Apple, Traders, and Sqeegee Boys

By Paul Kedrosky · Tuesday, July 31, 2007 ·
You have to love stories like Apple's today. After a stellar week last week, the stock is under pressure the last two days, so a reporter calls a few brokers this morning. He apparently finds one who says he's heard on the desk rumors that Apple's cutting iPhone production by almost half.

That story mutates in the telling, however, ending up being sourced to a "trading desk memo" at trading firm Miller Tabak, which admittedly sounds much better than "some random trader who took the call". And then the story is off and running, hitting all the wire services, even if no-one was quite sure whether it was iPhones or iPods who production was being cut.

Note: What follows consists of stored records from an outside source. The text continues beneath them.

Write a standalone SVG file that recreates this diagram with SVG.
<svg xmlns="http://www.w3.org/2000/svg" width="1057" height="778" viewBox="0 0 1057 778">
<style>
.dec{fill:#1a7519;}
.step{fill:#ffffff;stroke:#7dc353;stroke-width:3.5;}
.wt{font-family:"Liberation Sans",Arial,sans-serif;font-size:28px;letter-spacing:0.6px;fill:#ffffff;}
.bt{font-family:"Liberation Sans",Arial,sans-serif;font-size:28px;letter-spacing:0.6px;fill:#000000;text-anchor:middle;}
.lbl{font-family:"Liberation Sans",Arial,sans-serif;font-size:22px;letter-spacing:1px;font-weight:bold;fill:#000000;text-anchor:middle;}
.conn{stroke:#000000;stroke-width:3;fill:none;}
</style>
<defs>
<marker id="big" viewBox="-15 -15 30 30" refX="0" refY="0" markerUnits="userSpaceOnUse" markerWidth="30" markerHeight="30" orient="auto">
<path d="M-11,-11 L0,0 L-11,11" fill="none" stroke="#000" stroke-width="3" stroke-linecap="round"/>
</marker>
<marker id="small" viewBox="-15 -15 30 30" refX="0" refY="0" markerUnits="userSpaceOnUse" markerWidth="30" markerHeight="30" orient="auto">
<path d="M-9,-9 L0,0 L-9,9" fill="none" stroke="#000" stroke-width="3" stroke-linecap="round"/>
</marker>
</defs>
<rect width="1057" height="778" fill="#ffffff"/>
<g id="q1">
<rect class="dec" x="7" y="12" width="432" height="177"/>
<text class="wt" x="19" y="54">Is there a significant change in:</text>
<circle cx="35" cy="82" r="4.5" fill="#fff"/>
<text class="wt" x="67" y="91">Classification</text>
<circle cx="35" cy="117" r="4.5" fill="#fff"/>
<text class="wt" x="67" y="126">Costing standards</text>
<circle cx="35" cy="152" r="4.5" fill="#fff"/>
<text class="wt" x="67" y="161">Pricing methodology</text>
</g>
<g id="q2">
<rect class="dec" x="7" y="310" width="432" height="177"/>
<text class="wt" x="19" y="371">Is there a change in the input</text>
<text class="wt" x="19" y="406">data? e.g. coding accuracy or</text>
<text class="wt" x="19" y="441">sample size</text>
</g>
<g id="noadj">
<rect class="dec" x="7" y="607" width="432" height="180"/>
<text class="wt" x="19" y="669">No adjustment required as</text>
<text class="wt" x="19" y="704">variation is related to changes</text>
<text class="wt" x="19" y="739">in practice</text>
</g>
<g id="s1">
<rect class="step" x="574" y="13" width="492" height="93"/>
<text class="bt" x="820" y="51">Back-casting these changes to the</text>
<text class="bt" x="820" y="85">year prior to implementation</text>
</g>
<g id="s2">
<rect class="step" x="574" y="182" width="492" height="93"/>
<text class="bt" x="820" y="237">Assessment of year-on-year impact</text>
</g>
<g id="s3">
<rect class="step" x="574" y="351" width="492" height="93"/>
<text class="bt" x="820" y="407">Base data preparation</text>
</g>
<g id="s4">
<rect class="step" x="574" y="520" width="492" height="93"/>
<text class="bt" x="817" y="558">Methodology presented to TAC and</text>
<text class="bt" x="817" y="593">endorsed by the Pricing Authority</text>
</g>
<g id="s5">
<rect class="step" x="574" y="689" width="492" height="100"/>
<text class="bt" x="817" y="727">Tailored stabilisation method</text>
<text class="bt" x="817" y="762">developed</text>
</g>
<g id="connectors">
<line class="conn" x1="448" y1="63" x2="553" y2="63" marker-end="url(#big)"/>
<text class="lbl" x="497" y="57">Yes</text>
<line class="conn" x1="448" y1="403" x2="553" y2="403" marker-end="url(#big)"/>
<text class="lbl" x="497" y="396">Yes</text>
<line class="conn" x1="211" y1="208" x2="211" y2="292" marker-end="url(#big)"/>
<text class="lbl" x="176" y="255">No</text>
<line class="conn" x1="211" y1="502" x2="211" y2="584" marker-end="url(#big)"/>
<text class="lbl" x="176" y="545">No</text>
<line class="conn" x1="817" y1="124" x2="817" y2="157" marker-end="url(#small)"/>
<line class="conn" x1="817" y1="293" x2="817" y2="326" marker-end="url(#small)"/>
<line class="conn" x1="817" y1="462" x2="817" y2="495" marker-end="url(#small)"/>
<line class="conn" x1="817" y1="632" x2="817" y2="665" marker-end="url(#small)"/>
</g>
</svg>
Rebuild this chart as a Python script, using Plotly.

This stuff is so nutty. An Apple-related trading desk memo at a random firm that doesn't even cover Apple? That's, you know, horseshit.

First, trader rumors about manufacturing issues at tech stocks are basically on par with hearing the same thing sotto voce from a corner squeegee boy. They have entertainment value, but that's about it.

Second, why did no-one follow-up? Not until my man Jim Goldman at CNBC knocked the story down late today did I hear about anyone who actually called Miller Tabak, only to find that there was no basis to the story, no "trading desk memo" -- not even a runaway sqeegee boy answering phones.

Completely unbelievable, and yet it cost Apple a few billion in market capitalization today.